The Girl on the Train
Paula Hawkins, 2015

This thriller has received a lot of hype as a fast-paced page-turner and so it seemed perfect as a summer holiday read.
The titular girl on the train is Rachel, a thirty something divorcee who takes the daily commute into London where she works in PR. Every morning Rachel daydreams about the people she can see from the train – other lives being played out in kitchens and gardens a stone’s throw from the train track. Rachel develops a particular fantasy about a young attractive couple and imagines their perfect life together. It’s an escape for Rachel who is a drunk and who can’t leave her ex-husband alone, to the chagrin of his new wife Anna. Rachel’s broken life is slowly revealed as she narrates the opening of the book in first person.

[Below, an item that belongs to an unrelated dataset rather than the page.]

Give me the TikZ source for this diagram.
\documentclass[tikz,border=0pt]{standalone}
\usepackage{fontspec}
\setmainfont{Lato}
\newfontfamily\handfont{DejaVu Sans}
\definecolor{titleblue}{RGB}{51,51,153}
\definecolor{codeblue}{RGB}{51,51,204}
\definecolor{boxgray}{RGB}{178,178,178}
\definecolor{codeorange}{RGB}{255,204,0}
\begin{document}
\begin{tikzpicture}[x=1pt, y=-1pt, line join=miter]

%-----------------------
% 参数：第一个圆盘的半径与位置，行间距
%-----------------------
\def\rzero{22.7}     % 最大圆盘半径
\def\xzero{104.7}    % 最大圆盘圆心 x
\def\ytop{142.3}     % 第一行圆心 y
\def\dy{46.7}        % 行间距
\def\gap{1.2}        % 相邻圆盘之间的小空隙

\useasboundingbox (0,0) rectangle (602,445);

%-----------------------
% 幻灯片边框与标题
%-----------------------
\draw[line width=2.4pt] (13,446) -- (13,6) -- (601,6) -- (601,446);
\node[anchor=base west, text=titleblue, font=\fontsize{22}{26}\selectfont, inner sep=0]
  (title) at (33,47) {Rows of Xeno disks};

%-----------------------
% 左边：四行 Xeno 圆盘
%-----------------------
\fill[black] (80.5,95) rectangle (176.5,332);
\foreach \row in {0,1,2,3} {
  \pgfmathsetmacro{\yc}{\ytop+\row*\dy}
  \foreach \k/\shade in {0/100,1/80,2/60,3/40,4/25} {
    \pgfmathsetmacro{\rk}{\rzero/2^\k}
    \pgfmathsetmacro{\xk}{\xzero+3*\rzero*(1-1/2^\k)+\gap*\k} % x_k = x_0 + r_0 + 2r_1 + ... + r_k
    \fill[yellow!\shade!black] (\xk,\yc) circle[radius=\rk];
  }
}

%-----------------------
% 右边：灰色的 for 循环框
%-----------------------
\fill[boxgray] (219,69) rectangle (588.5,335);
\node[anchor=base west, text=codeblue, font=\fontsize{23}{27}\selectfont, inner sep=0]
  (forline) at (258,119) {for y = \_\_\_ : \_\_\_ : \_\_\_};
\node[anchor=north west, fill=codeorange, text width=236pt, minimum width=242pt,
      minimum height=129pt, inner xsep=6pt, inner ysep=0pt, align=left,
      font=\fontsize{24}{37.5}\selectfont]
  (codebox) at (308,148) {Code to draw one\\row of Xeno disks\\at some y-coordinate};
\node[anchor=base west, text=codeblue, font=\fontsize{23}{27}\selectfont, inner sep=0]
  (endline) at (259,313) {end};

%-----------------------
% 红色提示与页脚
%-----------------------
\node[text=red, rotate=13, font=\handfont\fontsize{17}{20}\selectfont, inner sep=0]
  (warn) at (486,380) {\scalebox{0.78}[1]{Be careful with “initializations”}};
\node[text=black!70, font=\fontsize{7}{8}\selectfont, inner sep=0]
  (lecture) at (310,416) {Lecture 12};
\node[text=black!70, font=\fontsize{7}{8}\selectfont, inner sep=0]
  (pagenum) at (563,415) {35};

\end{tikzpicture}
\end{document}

One day as Rachel looks from the train, she sees the young woman with a different man and finds herself shocked. When the woman makes the headlines for going missing, Rachel finds herself unable to resist becoming part of the story. As it slowly unravels, it’s clear the Rachel is involved in ways she doesn’t understand and will be devastated to uncover.
This is a fast paced book, despite the detailed inner thoughts of main narrator Rachel. The most interesting aspect of her account is that she’s unreliable: her drunkenness clouds her story in ways that make you wonder whether anything she says is really the truth. Later the viewpoint switches first to that of the missing woman, Megan, and then to Anna, the new wife of Rachel’s ex-husband. Both these women are written in the first person, but it becomes a little tiresome as they all have the same voice. I found this the weakest aspect of the book: these women are not distinctive enough and their viewpoints are never balanced with viewpoints from the men in the story.
The actual mystery of the story – what happened to Megan – brings these three women together and I had great fun trying to work out the puzzle. It becomes evident around the half-way mark and the remaining half of the book does drag somewhat with a fairly predictable outcome. Nevertheless this is an engaging holiday read and had me hooked until the end.